───── Information given ─────
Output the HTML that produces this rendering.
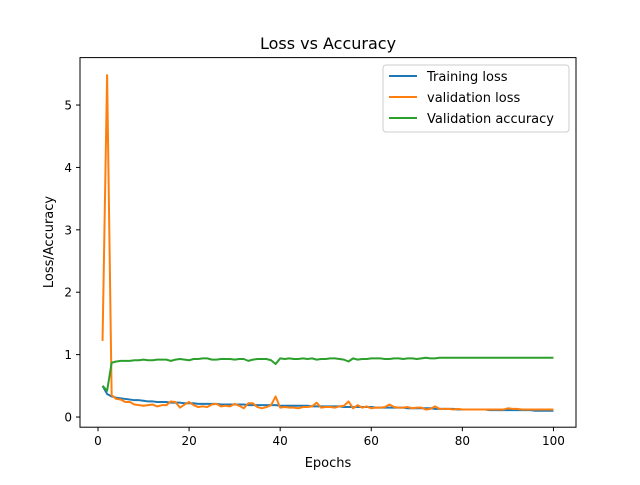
<!DOCTYPE html>
<html><head><meta charset="utf-8"><style>
body{margin:0;background:#fff}
svg text{font-family:"DejaVu Sans","Liberation Sans",sans-serif}
</style></head><body>
<svg id="chart" width="640" height="480" viewBox="0 0 640 480" xmlns="http://www.w3.org/2000/svg">
<rect width="640" height="480" fill="#fff"/>
<text x="328" y="49" font-size="16" text-anchor="middle">Loss vs Accuracy</text>
<text x="328" y="467" font-size="13" text-anchor="middle">Epochs</text>
<text transform="translate(53,242) rotate(-90)" font-size="13" text-anchor="middle">Loss/Accuracy</text>
<g id="ticks"></g>
<g id="series"></g>
<rect x="80" y="57.6" width="496" height="369.6" fill="none" stroke="#000" stroke-width="1"/>
<g>
<rect x="383" y="65" width="186" height="67" fill="#fff" fill-opacity="0.8" stroke="#ccc" rx="3"/>
<line x1="389" y1="76" x2="417" y2="76" stroke="#1f77b4" stroke-width="2"/>
<text x="427" y="81" font-size="13">Training loss</text>
<line x1="389" y1="97" x2="417" y2="97" stroke="#ff7f0e" stroke-width="2"/>
<text x="427" y="102" font-size="13">validation loss</text>
<line x1="389" y1="118" x2="417" y2="118" stroke="#2ca02c" stroke-width="2"/>
<text x="427" y="123" font-size="13">Validation accuracy</text>
</g>
</svg>
<script>
const xTicks=[0,20,40,60,80,100];
const yTicks=[0,1,2,3,4,5];
const trainLoss=[0.50,0.37,0.33,0.31,0.30,0.29,0.28,0.27,0.27,0.26,0.25,0.25,0.24,0.24,0.24,0.23,0.23,0.23,0.22,0.22,0.22,0.21,0.21,0.21,0.21,0.21,0.20,0.20,0.20,0.20,0.20,0.20,0.19,0.19,0.19,0.19,0.19,0.19,0.19,0.18,0.18,0.18,0.18,0.18,0.18,0.18,0.17,0.17,0.17,0.17,0.17,0.17,0.17,0.16,0.16,0.16,0.16,0.16,0.16,0.16,0.15,0.15,0.15,0.15,0.15,0.15,0.15,0.14,0.14,0.14,0.14,0.14,0.14,0.13,0.13,0.13,0.13,0.13,0.12,0.12,0.12,0.12,0.12,0.12,0.12,0.11,0.11,0.11,0.11,0.11,0.11,0.11,0.11,0.11,0.11,0.10,0.10,0.10,0.10,0.10];
const valLoss=[1.22,5.48,0.35,0.29,0.28,0.24,0.24,0.20,0.19,0.18,0.19,0.20,0.17,0.19,0.19,0.25,0.24,0.15,0.20,0.24,0.19,0.16,0.17,0.16,0.20,0.21,0.17,0.18,0.17,0.21,0.18,0.14,0.22,0.22,0.16,0.14,0.16,0.19,0.33,0.15,0.16,0.15,0.15,0.14,0.16,0.16,0.17,0.23,0.15,0.16,0.16,0.15,0.17,0.18,0.25,0.14,0.19,0.15,0.17,0.14,0.15,0.15,0.16,0.20,0.16,0.15,0.15,0.16,0.14,0.15,0.15,0.12,0.13,0.17,0.13,0.13,0.13,0.12,0.13,0.12,0.12,0.12,0.12,0.12,0.12,0.12,0.12,0.12,0.12,0.14,0.13,0.13,0.12,0.12,0.12,0.12,0.12,0.12,0.12,0.12];
const valAcc=[0.50,0.42,0.87,0.89,0.90,0.90,0.90,0.91,0.91,0.92,0.91,0.91,0.92,0.92,0.92,0.90,0.92,0.93,0.92,0.91,0.93,0.93,0.94,0.94,0.92,0.92,0.93,0.93,0.93,0.92,0.93,0.93,0.90,0.92,0.93,0.93,0.93,0.91,0.85,0.94,0.93,0.94,0.93,0.93,0.94,0.93,0.94,0.92,0.93,0.93,0.94,0.94,0.93,0.92,0.89,0.94,0.92,0.93,0.93,0.94,0.94,0.94,0.93,0.93,0.94,0.94,0.93,0.94,0.94,0.93,0.94,0.95,0.94,0.94,0.95,0.95,0.95,0.95,0.95,0.95,0.95,0.95,0.95,0.95,0.95,0.95,0.95,0.95,0.95,0.95,0.95,0.95,0.95,0.95,0.95,0.95,0.95,0.95,0.95,0.95];
const NS="http://www.w3.org/2000/svg";
const L=80,R=576,T=57.6,B=427.2;
const xMin=-3.95,xMax=104.95,yMin=-0.163,yMax=5.76;
const sx=v=>L+(v-xMin)/(xMax-xMin)*(R-L);
const sy=v=>B-(v-yMin)/(yMax-yMin)*(B-T);
const tg=document.getElementById('ticks');
xTicks.forEach(t=>{
  const l=document.createElementNS(NS,'line');
  l.setAttribute('x1',sx(t));l.setAttribute('x2',sx(t));l.setAttribute('y1',B);l.setAttribute('y2',B+4);l.setAttribute('stroke','#000');
  
  
  tg.appendChild(l);
  const tx=document.createElementNS(NS,'text');
  tx.setAttribute('x',sx(t));tx.setAttribute('y',B+18);tx.setAttribute('font-size','12');tx.setAttribute('text-anchor','middle');tx.textContent=t;
  
  
  tg.appendChild(tx);
});
yTicks.forEach(t=>{
  const l=document.createElementNS(NS,'line');
  l.setAttribute('x1',L-4);l.setAttribute('x2',L);l.setAttribute('y1',sy(t));l.setAttribute('y2',sy(t));l.setAttribute('stroke','#000');
  
  
  tg.appendChild(l);
  const tx=document.createElementNS(NS,'text');
  tx.setAttribute('x',L-8);tx.setAttribute('y',sy(t)+4.5);tx.setAttribute('font-size','12');tx.setAttribute('text-anchor','end');tx.textContent=t;
  
  
  tg.appendChild(tx);
});
const sg=document.getElementById('series');
function draw(arr,color,name){
  const p=document.createElementNS(NS,'polyline');
  p.setAttribute('points',arr.map((v,i)=>sx(i+1).toFixed(2)+','+sy(v).toFixed(2)).join(' '));
  p.setAttribute('fill','none');p.setAttribute('stroke',color);p.setAttribute('stroke-width','2');p.setAttribute('stroke-linejoin','round');
  
  
  sg.appendChild(p);
}
draw(trainLoss,'#1f77b4','training-loss-line');
draw(valLoss,'#ff7f0e','validation-loss-line');
draw(valAcc,'#2ca02c','validation-accuracy-line');
</script>
</body></html>
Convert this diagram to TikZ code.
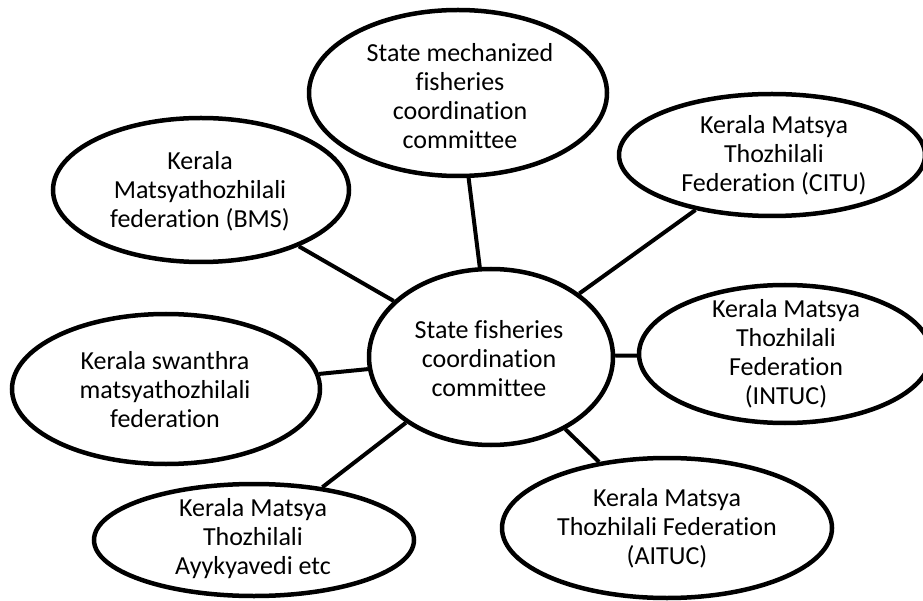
\documentclass[tikz,border=0pt]{standalone}
\usepackage{fontspec}
\setmainfont{Carlito}[Ligatures=NoCommon]
\usetikzlibrary{shapes.geometric}
\begin{document}
\begin{tikzpicture}[x=1pt,y=-1pt,
  oval/.style={ellipse, draw=black, line width=4.5pt, fill=white, inner sep=0pt},
  lbl/.style={align=center, font=\fontsize{26}{29}\selectfont, inner sep=0pt},
  link/.style={draw=black, line width=4pt}]
\useasboundingbox (0,0) rectangle (923,601);
% ellipses (centres in pixels, y downwards)
\node[oval, minimum width=244pt, minimum height=176pt] (ctr)   at (491,357) {};
\node[oval, minimum width=298pt, minimum height=166pt] (top)   at (458,93)  {};
\node[oval, minimum width=296pt, minimum height=144pt] (bms)   at (201,190) {};
\node[oval, minimum width=306pt, minimum height=122pt] (citu)  at (772,155) {};
\node[oval, minimum width=308pt, minimum height=150pt] (left)  at (166,389) {};
\node[oval, minimum width=292pt, minimum height=138pt] (intuc) at (785,354) {};
\node[oval, minimum width=320pt, minimum height=112pt] (bl)    at (254,540) {};
\node[oval, minimum width=330pt, minimum height=140pt] (br)    at (667,528) {};
% connectors
\draw[link] (ctr) -- (top);
\draw[link] (ctr) -- (bms);
\draw[link] (ctr) -- (citu);
\draw[link] (ctr) -- (left);
\draw[link] (ctr) -- (intuc);
\draw[link] (ctr) -- (bl);
\draw[link] (ctr) -- (br);
% labels
\node[lbl] (tctr)   at (489,359) {State fisheries\\coordination\\committee};
\node[lbl] (ttop)   at (460,96)  {State mechanized\\fisheries\\coordination\\committee};
\node[lbl] (tbms)   at (200,191) {Kerala\\Matsyathozhilali\\federation (BMS)};
\node[lbl] (tcitu)  at (774,155) {Kerala Matsya\\Thozhilali\\Federation (CITU)};
\node[lbl] (tleft)  at (165,390) {Kerala swanthra\\matsyathozhilali\\federation};
\node[lbl] (tintuc) at (786,354) {Kerala Matsya\\Thozhilali\\Federation\\(INTUC)};
\node[lbl] (tbl)    at (253,539) {Kerala Matsya\\Thozhilali\\Ayykyavedi etc};
\node[lbl] (tbr)    at (667,528) {Kerala Matsya\\Thozhilali Federation\\(AITUC)};
\end{tikzpicture}
\end{document}
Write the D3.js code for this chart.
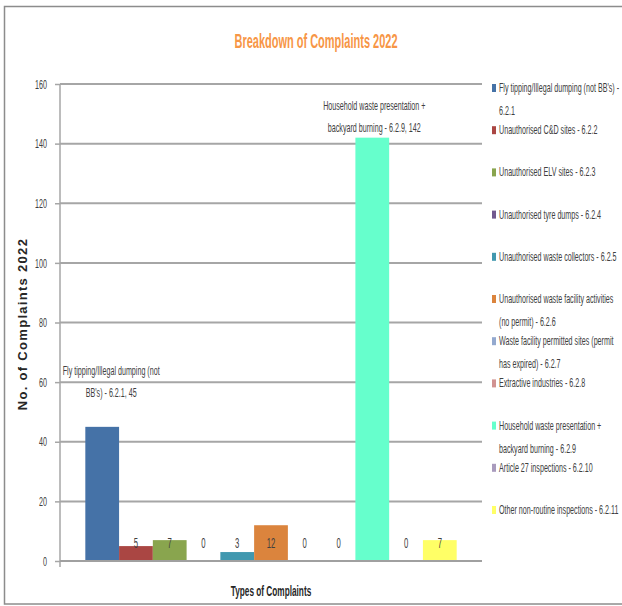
─────
Extract, character for character, every line from the one that holds "Convert this diagram to TikZ code." through the end of the entries above. Include both boundary lines and no pictures.

# Solution below:
Convert this diagram to TikZ code.
\documentclass[tikz,border=0pt]{standalone}
\usepackage{fontspec}
\setmainfont{Carlito}[Ligatures=NoCommon]
\usetikzlibrary{shapes.geometric}
\begin{document}
\begin{tikzpicture}[x=1pt,y=-1pt,
  oval/.style={ellipse, draw=black, line width=4.5pt, fill=white, inner sep=0pt},
  lbl/.style={align=center, font=\fontsize{26}{29}\selectfont, inner sep=0pt},
  link/.style={draw=black, line width=4pt}]
\useasboundingbox (0,0) rectangle (923,601);
% ellipses (centres in pixels, y downwards)
\node[oval, minimum width=244pt, minimum height=176pt] (ctr)   at (491,357) {};
\node[oval, minimum width=298pt, minimum height=166pt] (top)   at (458,93)  {};
\node[oval, minimum width=296pt, minimum height=144pt] (bms)   at (201,190) {};
\node[oval, minimum width=306pt, minimum height=122pt] (citu)  at (772,155) {};
\node[oval, minimum width=308pt, minimum height=150pt] (left)  at (166,389) {};
\node[oval, minimum width=292pt, minimum height=138pt] (intuc) at (785,354) {};
\node[oval, minimum width=320pt, minimum height=112pt] (bl)    at (254,540) {};
\node[oval, minimum width=330pt, minimum height=140pt] (br)    at (667,528) {};
% connectors
\draw[link] (ctr) -- (top);
\draw[link] (ctr) -- (bms);
\draw[link] (ctr) -- (citu);
\draw[link] (ctr) -- (left);
\draw[link] (ctr) -- (intuc);
\draw[link] (ctr) -- (bl);
\draw[link] (ctr) -- (br);
% labels
\node[lbl] (tctr)   at (489,359) {State fisheries\\coordination\\committee};
\node[lbl] (ttop)   at (460,96)  {State mechanized\\fisheries\\coordination\\committee};
\node[lbl] (tbms)   at (200,191) {Kerala\\Matsyathozhilali\\federation (BMS)};
\node[lbl] (tcitu)  at (774,155) {Kerala Matsya\\Thozhilali\\Federation (CITU)};
\node[lbl] (tleft)  at (165,390) {Kerala swanthra\\matsyathozhilali\\federation};
\node[lbl] (tintuc) at (786,354) {Kerala Matsya\\Thozhilali\\Federation\\(INTUC)};
\node[lbl] (tbl)    at (253,539) {Kerala Matsya\\Thozhilali\\Ayykyavedi etc};
\node[lbl] (tbr)    at (667,528) {Kerala Matsya\\Thozhilali Federation\\(AITUC)};
\end{tikzpicture}
\end{document}
Write the D3.js code for this chart.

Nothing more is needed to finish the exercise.